This is a follow up blog about Alexander Solzhenitsyn. He suffered greatly while being imprisoned.  He won the 1970 Nobel Prize in Literature for his powerful writing on communist oppression and spiritual emptiness.  His 1962 novel, “One Day in the Life of Ivan Denisovich” described life in a Stalinist labor camp.  By 1973 Solzhentisyn had published “The Gulap Archipelago” which exposed the system of labor camps in Russia, resulting in his 1974 expulsion from the Soviet Union.

As a young pastor I remember His voice being clear, distinct and uncompromising, compared to the moral and ethical uncertainty of American culture. He gave me courage and a desire to speak the truth.  Here is a quote that made a lasting  impression on me as I was forming my theological view of reality.  After his imprisonment in the Russian gulap of Joseph Stalin’s “corrective labor camps” Solzhenitsyn wrote:

“It was granted to me to carry away from my prison years on my bent back, which nearly broke beneath its load, this essential experience: how a human being becomes evil and how good.  In the intoxication of youthful successes I had felt myself to be infallible, and I was therefore cruel.  In the surfeit of power I was a murderer and an oppressor.  In my most evil moments I was convinced that I was doing good, and I was well supplied with systematic arguments.  It was only when I lay there on rotting prison straw that I sensed within myself the first stirrings of good.   Gradually it was disclosed to me that the line separating good and evil passes not through states, not between classes, nor between political parties either – but right through every human heart – and through all human hearts…..That is why I turn back to the years of my imprisonment and say, sometimes to the astonishment of those about me: ‘Bless you, prison,’ for having been in my life!'”
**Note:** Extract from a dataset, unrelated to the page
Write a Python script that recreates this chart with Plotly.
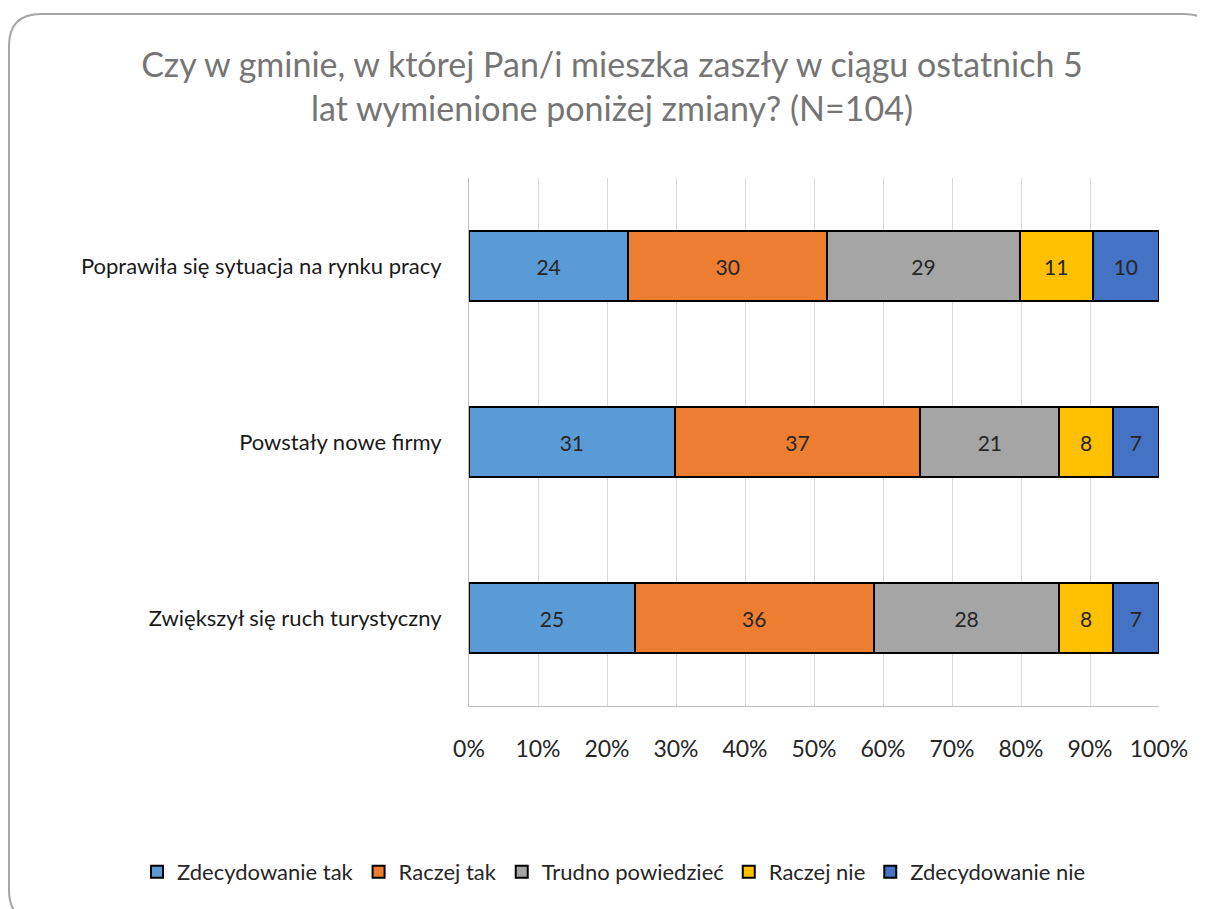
import plotly.graph_objects as go

# ---------------------------------------------------------------------------
# Data (counts, N=104)
# ---------------------------------------------------------------------------
categories = [
    "Poprawiła się sytuacja na rynku pracy",
    "Powstały nowe firmy",
    "Zwiększył się ruch turystyczny",
]
series_names = [
    "Zdecydowanie tak",
    "Raczej tak",
    "Trudno powiedzieć",
    "Raczej nie",
    "Zdecydowanie nie",
]
zdecydowanie_tak = [24, 31, 25]
raczej_tak = [30, 37, 36]
trudno_powiedziec = [29, 21, 28]
raczej_nie = [11, 8, 8]
zdecydowanie_nie = [10, 7, 7]

series_values = [zdecydowanie_tak, raczej_tak, trudno_powiedziec, raczej_nie, zdecydowanie_nie]
colors = ["#5B9BD5", "#ED7D31", "#A5A5A5", "#FFC000", "#4472C4"]

FONT = "Lato"
OFF = 8                      # page body margin
W, H = 1205 - OFF, 909 - OFF
# plot area in page pixels
L, R, T, B = 469, 1159, 178, 706


def px(x):
    return (x - L) / (R - L)


def py(y):
    return (B - y) / (B - T)


fig = go.Figure()
for name, vals, col in zip(series_names, series_values, colors):
    fig.add_trace(go.Bar(
        y=categories,
        x=vals,
        name=name,
        orientation="h",
        marker=dict(color=col, line=dict(color="#000000", width=2)),
        text=[str(v) for v in vals],
        textposition="inside",
        insidetextanchor="middle",
        textangle=0,
        textfont=dict(family=FONT, size=21, color="#262626"),
        constraintext="none",
    ))

# rounded frame around the chart (page pixel coords converted to paper)
x0, y0, x1, y1, r = 9, 14, 1216, 922, 32
path = (
    f"M {px(x0 + r)},{py(y0)} L {px(x1 - r)},{py(y0)} "
    f"Q {px(x1)},{py(y0)} {px(x1)},{py(y0 + r)} "
    f"L {px(x1)},{py(y1 - r)} Q {px(x1)},{py(y1)} {px(x1 - r)},{py(y1)} "
    f"L {px(x0 + r)},{py(y1)} Q {px(x0)},{py(y1)} {px(x0)},{py(y1 - r)} "
    f"L {px(x0)},{py(y0 + r)} Q {px(x0)},{py(y0)} {px(x0 + r)},{py(y0)} Z"
)

fig.update_layout(
    width=W,
    height=H,
    barmode="stack",
    barnorm="percent",
    bargap=0.6,
    paper_bgcolor="white",
    plot_bgcolor="white",
    margin=dict(l=L - OFF, r=W - (R - OFF), t=T - OFF, b=H - (B - OFF)),
    font=dict(family=FONT, color="#262626"),
    title=dict(
        text="Czy w gminie, w której Pan/i mieszka zaszły w ciągu ostatnich 5<br>lat wymienione poniżej zmiany? (N=104)",
        font=dict(family=FONT, size=34, color="#757575"),
        x=(612 - OFF) / W, xref="container", xanchor="center",
        y=1 - (77 - OFF) / H, yref="container", yanchor="top",
    ),
    legend=dict(
        orientation="h",
        x=px(137), xref="paper", xanchor="left",
        y=py(872), yref="paper", yanchor="middle",
        font=dict(family=FONT, size=22, color="#262626"),
        traceorder="normal",
        itemwidth=30,
    ),
    shapes=[dict(
        type="path", path=path, xref="paper", yref="paper",
        line=dict(color="#A6A6A6", width=2), layer="below",
    )],
    showlegend=True,
)

fig.update_xaxes(
    range=[0, 100],
    dtick=10,
    ticksuffix="%",
    showgrid=True,
    gridcolor="#D9D9D9",
    gridwidth=1,
    showline=True,
    linecolor="#BFBFBF",
    linewidth=1,
    zeroline=False,
    tickfont=dict(family=FONT, size=23, color="#262626"),
    ticks="",
    ticklabelstandoff=22,
    fixedrange=True,
)
fig.update_yaxes(
    autorange="reversed",
    showline=True,
    linecolor="#BFBFBF",
    linewidth=1,
    showgrid=False,
    ticks="",
    ticklabelstandoff=22,
    tickfont=dict(family=FONT, size=22, color="#1A1A1A"),
    fixedrange=True,
)

fig.write_html("out.html")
Solzhenitsyn acknowledges his youthful arrogance, believing that he was doing good while being blind to his cruelty.  By the amazing grace of God, while lying on “rotting prison straw”  he felt the “first stirrings of good” in his own soul.  It was then that he came to see that the line that separated “good and evil passed through every human heart.”  I never forgot those words.  Solzhenitsyn was able to bless his time in prison for helping him form a conviction about good and evil. He wrote elsewhere, “If only it were so simple.  If only there were evil people somewhere insidiously committing evil deeds and it was necessary only to separate them.  But the line dividing good and evil cuts through the heart of every human being.  And who is willing to destroy a piece of his own heart.”

In those formative years I also remember Henri Nouwen’s words characterizing Thomas Merton: “Merton knew only too well that the sin, evil and violence that he found in the world, were the same sin, the same evil, and the same violence that he had discovered in his own heart…..The impurity in the world was a mirror of the impurity in his own heart.”

Ever since those days, I’ve learned to accept, even though I want at times to deny, the presence of  good and evil in my own heart. It has kept me humbly dependent on God’s grace, living with “moral realism.”  Regarding himself, Paul said, “But God had mercy on me so that Christ Jesus could use me as a prime example of his great patience with even the worst of sinners” ( I Tim 1:16). David acknowledged, “But I am conscious of my rebellion, and my sin is always before me” (Ps. 51:3).